Ms Rayner said: “I think some of the problems that we have at the moment is the framing of this is that everybody’s Remain, and that’s just not true.

“Actually the country did vote to leave the European Union, and we’ve said we respected that, so we’re not going to be like the Lib Dems and just ignore that.

“We will negotiate a deal and we’ll put that back to the people, and they will have the ultimate say, and then we’ll move on.”

Mr McDonnell said Labour’s proposals to help the so-called “Waspi women” were designed to “redress this injustice”.

He said: “This is a historic injustice, we have to redress it.

“Some of these women have been forced into penury and they were given no adequate notice, they were not properly informed and it’s caused real hardship and some of these women, if we don’t do it now, some of them will no longer be with us.

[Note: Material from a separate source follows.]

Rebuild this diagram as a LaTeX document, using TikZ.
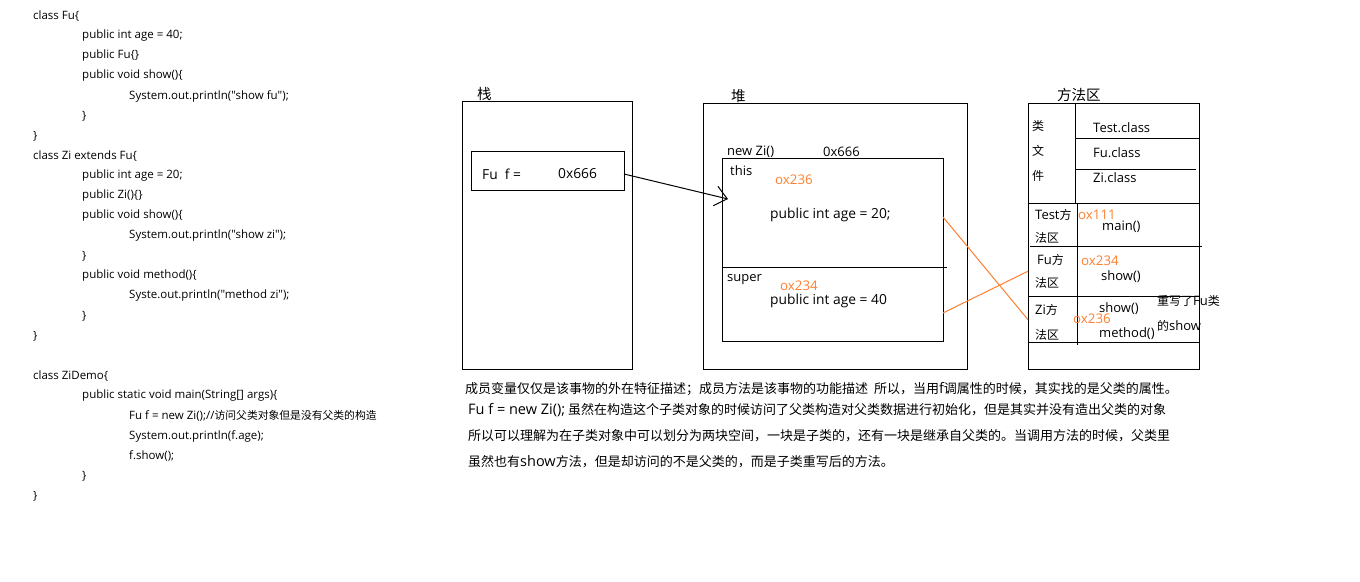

“I think we have a sense of responsibility to redress this injustice.”

Mr McDonnell said Labour had been working on the proposals for the last 18 months.

Asked why the policy which could amount to £58 billion over five years was not costed in the manifesto, he told Sky News: “This is the scorecard of our manifesto implementation…it’s outside of the scorecard.

“This is a very special arrangement, a contingency in the same way Government has in the past dealt with matters like this.

“The scale of this injustice is enormous.”

Ms Rayner said the government has “failed the women who were born in the 1950s”, telling the BBC: “They stole their pension, that contract, that agreement that they thought they had, and then accelerated it so those women didn’t have the chance to prepare for that.

“We’ve said we will right that injustice.

“And within the five years of the Labour government we will compensate them for the money that they’ve lost.

“This is their money that they’ve had stolen off them.

“It’s completely unacceptable.”

She said “millions of women have been plunged into poverty”, adding: “It fundamentally undermines the contract between the state and its people.”